O tribunal internacional do Camboja condenou nesta sexta-feira (16) a prisão perpétua os dois últimos líderes vivos do Khmer Vermelho por genocídio e crimes contra a humanidade cometidos pelo regime comunista entre 1975 e 1979.
Esta é a primeira vez que o tribunal internacional usa a palavra “genocídio” em referência a cerca de dois milhões de mortos entre vietnamitas, integrantes da comunidade muçulmana cham e de outras minorias religiosas.
Os condenados são o ideólogo do regime, Nuon Chea, de 92 anos, e o chefe de Estado da “Kampuchea Democrática”, Khieu Samphan, de 87, que negaram ter cometido as atrocidades.
Os dois já haviam sido condenados à prisão perpétua em 2014 por “crimes contra a humanidade” pelo tribunal apoiado pela ONU para o Camboja, pena confirmada no julgamento da apelação em 2016.
O juiz Nil Noon considerou provado o genocídio cometido contra as minorias vietnamita e a muçulmana cham. O objetivo era “estabelecer uma sociedade ateia e homogênea, suprimindo todas as diferenças étnicas, nacionais, religiosas, raciais, de classe e culturais”, afirmou.
Porém, Noon eximiu Khieu Samphan da acusação de genocídio por não ter conseguido demonstrar de forma conclusiva sua intencionalidade ou conhecimento dos crimes.
Os dois ex-dirigentes foram considerados culpados de uma série de acusações tipificadas como crimes contra a humanidade, incluindo assassinato, extermínio, deportação, escravidão, tortura, estupro e perseguição por razões políticas, religiosas e étnicas.
O juiz decretou a fusão da condenação com a que lhes foi imposta na fase anterior do julgamento, que se centrou na retirada forçada de centros urbanos e nas execuções de adversários após o final da guerra civil.
As Câmaras Extraordinárias das Cortes do Camboja, nome oficial do tribunal, decidiram segregar esta causa devido à sua complexidade e ao temor que os acusados, de idade avançada e saúde frágil, morressem antes que se ditasse a sentença.
O julgamento começou em 2011 com dois acusados mais, o ex-ministro das Relações Exteriores, Ieng Sary, e sua esposa e ex-ministra de Assuntos Sociais, Ieng Thirith, que morreram em 2013 e 2015, respectivamente.
Mais de 100 testemunhas prestaram durante o julgamento, que provavelmente será o último contra ex-membros do Khmer Vermelho.
“Os integrantes do Khmer Vermelho assassinaram quase 50 pessoas da minha família.
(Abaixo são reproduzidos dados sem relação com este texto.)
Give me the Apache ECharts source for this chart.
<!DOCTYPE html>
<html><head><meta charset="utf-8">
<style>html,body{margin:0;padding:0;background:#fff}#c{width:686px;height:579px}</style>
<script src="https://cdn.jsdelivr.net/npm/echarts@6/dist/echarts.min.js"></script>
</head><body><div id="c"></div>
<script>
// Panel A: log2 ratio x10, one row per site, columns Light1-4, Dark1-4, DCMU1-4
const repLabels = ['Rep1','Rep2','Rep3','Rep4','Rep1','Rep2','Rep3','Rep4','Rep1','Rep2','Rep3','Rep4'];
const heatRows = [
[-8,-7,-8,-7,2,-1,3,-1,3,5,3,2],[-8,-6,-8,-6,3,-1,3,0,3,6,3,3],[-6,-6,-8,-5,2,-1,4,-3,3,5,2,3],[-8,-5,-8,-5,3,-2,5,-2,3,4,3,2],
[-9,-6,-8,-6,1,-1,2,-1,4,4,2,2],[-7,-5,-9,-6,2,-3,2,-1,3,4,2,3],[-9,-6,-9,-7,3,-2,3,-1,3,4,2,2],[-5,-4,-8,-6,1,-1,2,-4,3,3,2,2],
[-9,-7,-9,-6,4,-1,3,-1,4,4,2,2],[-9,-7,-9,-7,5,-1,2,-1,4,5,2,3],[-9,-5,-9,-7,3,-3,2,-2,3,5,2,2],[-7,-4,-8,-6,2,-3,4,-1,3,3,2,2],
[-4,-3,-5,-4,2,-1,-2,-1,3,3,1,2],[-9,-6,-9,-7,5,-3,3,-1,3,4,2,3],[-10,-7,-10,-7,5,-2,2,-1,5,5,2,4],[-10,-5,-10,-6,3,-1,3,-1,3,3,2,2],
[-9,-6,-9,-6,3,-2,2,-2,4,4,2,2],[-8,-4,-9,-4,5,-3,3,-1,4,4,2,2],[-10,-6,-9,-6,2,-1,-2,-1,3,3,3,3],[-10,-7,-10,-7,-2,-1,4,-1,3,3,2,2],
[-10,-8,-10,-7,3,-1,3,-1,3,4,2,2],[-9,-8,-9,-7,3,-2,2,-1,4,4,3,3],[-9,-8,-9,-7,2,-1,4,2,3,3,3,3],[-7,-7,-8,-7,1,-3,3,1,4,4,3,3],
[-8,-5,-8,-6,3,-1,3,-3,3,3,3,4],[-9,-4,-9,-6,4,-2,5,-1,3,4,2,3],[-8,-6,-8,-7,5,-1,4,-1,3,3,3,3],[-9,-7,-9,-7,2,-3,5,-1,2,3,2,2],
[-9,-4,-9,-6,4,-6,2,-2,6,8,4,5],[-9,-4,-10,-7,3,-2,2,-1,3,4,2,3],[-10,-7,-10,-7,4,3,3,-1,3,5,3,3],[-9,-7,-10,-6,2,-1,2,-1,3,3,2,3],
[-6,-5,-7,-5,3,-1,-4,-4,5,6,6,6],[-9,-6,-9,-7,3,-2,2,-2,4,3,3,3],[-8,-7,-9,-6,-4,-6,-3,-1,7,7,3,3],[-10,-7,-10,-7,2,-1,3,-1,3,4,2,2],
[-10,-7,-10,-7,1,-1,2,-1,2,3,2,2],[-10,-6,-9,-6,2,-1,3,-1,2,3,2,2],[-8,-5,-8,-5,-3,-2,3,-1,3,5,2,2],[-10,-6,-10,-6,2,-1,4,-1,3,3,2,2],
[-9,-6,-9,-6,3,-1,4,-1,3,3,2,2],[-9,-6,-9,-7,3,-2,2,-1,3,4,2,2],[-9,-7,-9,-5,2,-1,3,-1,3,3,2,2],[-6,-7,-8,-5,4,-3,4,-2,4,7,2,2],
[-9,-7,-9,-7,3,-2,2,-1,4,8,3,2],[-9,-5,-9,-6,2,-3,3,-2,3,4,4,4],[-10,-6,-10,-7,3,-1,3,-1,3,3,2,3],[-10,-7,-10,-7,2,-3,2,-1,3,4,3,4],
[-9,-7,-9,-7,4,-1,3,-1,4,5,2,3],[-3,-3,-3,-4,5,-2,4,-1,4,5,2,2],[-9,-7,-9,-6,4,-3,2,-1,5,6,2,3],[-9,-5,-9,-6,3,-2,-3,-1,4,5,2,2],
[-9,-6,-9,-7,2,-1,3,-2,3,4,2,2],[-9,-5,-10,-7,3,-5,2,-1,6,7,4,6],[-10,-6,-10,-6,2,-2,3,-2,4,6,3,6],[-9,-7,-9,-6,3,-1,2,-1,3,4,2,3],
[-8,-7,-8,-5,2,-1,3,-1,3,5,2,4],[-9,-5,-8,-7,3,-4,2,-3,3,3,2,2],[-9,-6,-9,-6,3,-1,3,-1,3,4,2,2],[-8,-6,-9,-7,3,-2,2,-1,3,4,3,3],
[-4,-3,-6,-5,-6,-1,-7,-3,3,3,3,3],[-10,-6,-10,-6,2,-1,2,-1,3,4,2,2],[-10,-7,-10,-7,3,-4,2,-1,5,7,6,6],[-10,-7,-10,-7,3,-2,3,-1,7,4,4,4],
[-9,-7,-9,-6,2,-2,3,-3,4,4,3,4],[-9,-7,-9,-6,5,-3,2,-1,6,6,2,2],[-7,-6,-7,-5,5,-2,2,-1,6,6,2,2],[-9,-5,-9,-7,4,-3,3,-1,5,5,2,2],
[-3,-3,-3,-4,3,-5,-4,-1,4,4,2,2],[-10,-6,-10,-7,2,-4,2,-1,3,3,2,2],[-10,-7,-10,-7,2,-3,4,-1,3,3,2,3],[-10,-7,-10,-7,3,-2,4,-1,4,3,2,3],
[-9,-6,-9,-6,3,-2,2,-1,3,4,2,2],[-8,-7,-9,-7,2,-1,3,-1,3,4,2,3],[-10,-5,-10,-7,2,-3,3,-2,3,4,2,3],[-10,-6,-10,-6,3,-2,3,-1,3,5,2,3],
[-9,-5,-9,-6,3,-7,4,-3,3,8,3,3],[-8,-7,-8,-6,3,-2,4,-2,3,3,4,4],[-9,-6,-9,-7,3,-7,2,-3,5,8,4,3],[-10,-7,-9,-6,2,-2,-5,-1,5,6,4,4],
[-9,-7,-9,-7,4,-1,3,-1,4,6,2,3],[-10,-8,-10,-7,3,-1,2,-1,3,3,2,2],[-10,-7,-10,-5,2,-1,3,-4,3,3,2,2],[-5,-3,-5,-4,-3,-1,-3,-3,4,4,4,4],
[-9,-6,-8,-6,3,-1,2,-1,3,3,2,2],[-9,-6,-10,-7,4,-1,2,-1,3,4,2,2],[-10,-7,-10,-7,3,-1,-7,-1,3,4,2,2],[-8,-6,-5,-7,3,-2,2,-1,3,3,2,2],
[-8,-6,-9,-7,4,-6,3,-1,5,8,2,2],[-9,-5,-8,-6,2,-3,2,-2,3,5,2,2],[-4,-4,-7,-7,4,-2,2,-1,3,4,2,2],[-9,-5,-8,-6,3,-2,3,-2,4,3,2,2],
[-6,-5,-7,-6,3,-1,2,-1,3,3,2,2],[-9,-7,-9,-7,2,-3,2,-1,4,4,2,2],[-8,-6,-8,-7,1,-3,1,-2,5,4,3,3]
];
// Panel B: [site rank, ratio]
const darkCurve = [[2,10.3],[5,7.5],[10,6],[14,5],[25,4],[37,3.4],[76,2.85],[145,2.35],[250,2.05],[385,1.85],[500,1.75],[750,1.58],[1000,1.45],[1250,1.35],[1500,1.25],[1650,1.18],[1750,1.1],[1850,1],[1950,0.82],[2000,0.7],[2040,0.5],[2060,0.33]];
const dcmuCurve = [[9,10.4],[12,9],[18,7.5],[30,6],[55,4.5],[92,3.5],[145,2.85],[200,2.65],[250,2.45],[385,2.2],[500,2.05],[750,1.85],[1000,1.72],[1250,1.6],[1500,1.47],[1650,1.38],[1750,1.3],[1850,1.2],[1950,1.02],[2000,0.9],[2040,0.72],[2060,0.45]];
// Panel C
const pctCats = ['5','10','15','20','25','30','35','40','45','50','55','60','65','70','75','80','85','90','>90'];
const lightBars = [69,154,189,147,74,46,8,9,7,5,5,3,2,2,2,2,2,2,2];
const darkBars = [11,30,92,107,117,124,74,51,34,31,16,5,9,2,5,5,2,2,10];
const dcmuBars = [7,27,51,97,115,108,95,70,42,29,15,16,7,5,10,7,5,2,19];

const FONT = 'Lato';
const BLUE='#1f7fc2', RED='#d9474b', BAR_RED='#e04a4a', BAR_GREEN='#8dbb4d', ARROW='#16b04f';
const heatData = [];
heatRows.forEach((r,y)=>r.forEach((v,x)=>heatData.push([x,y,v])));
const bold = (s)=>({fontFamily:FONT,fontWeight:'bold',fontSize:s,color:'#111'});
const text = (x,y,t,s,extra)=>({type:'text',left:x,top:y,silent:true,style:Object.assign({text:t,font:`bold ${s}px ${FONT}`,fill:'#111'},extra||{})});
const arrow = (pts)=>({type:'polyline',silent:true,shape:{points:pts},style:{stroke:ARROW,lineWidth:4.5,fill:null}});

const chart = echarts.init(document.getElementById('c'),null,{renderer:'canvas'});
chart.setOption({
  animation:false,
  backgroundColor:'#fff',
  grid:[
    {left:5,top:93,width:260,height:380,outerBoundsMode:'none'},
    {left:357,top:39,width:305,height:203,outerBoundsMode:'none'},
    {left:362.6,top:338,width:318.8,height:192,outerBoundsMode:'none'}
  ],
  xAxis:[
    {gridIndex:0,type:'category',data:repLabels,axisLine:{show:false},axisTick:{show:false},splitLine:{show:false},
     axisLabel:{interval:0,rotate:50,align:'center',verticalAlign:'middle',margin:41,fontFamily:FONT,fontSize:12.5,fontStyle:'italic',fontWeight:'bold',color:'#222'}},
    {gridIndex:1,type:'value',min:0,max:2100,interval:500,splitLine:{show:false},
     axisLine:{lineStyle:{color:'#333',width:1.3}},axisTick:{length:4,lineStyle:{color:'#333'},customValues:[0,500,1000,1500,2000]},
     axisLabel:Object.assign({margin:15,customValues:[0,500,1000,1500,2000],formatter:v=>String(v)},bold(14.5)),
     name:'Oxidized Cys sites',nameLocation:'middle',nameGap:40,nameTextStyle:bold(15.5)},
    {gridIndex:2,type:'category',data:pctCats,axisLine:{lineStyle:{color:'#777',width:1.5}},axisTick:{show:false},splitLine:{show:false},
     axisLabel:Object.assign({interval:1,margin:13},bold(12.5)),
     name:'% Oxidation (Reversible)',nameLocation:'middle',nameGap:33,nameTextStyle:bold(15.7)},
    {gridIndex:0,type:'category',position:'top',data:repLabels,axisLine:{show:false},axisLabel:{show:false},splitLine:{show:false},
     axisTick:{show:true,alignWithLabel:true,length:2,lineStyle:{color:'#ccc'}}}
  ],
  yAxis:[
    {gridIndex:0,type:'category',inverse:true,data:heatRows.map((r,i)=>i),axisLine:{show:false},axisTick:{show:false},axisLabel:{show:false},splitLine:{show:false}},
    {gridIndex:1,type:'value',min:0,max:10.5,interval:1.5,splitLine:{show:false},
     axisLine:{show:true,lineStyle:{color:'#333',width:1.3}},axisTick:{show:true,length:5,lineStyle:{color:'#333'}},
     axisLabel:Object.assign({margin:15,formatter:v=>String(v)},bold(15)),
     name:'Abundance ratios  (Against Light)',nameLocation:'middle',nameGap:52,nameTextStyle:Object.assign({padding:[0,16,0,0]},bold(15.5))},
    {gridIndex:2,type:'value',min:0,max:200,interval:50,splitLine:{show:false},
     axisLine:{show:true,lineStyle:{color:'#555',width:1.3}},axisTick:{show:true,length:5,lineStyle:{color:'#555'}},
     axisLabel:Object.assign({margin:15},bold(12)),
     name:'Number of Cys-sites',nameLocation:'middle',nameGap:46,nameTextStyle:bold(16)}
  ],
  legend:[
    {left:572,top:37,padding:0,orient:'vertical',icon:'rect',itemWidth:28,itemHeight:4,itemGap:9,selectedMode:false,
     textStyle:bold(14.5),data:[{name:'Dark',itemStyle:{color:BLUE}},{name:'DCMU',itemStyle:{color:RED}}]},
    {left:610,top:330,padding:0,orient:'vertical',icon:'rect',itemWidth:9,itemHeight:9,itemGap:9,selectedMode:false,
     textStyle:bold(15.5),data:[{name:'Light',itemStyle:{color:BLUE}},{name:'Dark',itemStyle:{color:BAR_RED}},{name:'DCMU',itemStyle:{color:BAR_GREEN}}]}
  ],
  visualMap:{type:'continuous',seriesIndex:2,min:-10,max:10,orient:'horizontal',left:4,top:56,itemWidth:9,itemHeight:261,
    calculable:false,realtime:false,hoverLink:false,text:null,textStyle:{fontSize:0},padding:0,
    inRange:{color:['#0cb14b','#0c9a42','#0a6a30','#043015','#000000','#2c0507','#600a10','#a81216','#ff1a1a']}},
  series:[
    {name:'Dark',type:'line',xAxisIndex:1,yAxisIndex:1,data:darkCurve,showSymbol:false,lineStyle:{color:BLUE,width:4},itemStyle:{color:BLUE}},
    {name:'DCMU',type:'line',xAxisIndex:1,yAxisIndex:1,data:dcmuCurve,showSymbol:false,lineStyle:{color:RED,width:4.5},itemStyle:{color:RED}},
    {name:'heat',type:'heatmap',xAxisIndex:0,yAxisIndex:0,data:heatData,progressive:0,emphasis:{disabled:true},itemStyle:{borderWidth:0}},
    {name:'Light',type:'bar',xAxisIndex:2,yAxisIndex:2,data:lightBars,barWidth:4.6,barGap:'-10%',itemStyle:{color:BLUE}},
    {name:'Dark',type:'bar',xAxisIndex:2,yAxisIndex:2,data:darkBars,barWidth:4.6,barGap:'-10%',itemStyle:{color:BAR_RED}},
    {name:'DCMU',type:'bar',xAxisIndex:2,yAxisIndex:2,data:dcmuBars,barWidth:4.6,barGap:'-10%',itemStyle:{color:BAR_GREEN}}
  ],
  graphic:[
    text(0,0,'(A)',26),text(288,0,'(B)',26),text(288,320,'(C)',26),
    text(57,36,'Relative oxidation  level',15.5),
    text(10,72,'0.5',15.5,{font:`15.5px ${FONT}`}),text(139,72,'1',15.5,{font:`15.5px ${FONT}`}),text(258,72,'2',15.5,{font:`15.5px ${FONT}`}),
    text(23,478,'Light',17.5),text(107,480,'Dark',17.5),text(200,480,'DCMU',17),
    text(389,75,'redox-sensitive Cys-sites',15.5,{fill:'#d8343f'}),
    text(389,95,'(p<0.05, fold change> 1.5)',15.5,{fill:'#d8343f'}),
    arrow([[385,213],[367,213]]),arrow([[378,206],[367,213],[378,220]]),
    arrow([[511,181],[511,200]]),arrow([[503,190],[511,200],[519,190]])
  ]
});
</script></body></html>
É um sofrimento”, afirmou Math Sos, um muçulmano cham de 75 anos.
Para Youk Chhang, diretor do Centro de Documentação do Camboja, um organismo de pesquisa que proporcionou muitas provas ao tribunal, o veredicto “pode ajudar a encerrar um capítulo horrível da história cambojana”.
“Este veredicto terá um peso muito importante para o Camboja, a justiça penal internacional e os anais da História”, declarou David Scheffer, especialista durante o processo para o secretário-geral da ONU.
Para os observadores, o veredicto é passível de críticas.
“O que é lamentável é que outros quadros do Khmer Vermelho sob investigação provavelmente nunca serão levados à justiça devido à intransigência do primeiro-ministro Hun Sen”, afirmou à AFP Phil Roberton, diretor da Human Rights Watch para a Ásia.
“O mundo esperou por este momento durante muito tempo. Décadas depois dos crimes e 13 anos depois de sua criação, o tribunal deveria ter feito algo muito melhor”, criticou a Anistia Internacional.
Cerca de 1,7 milhão de pessoas morreram entre 1975 e 1979 durante o regime do Khmer Vermelho por causa de trabalhos forçados, doenças, crises de fome e expurgos políticos.
Pol Pot, o líder dos Khmer Vermelho, morreu em 1998 aos 73 anos sem ter sido julgado.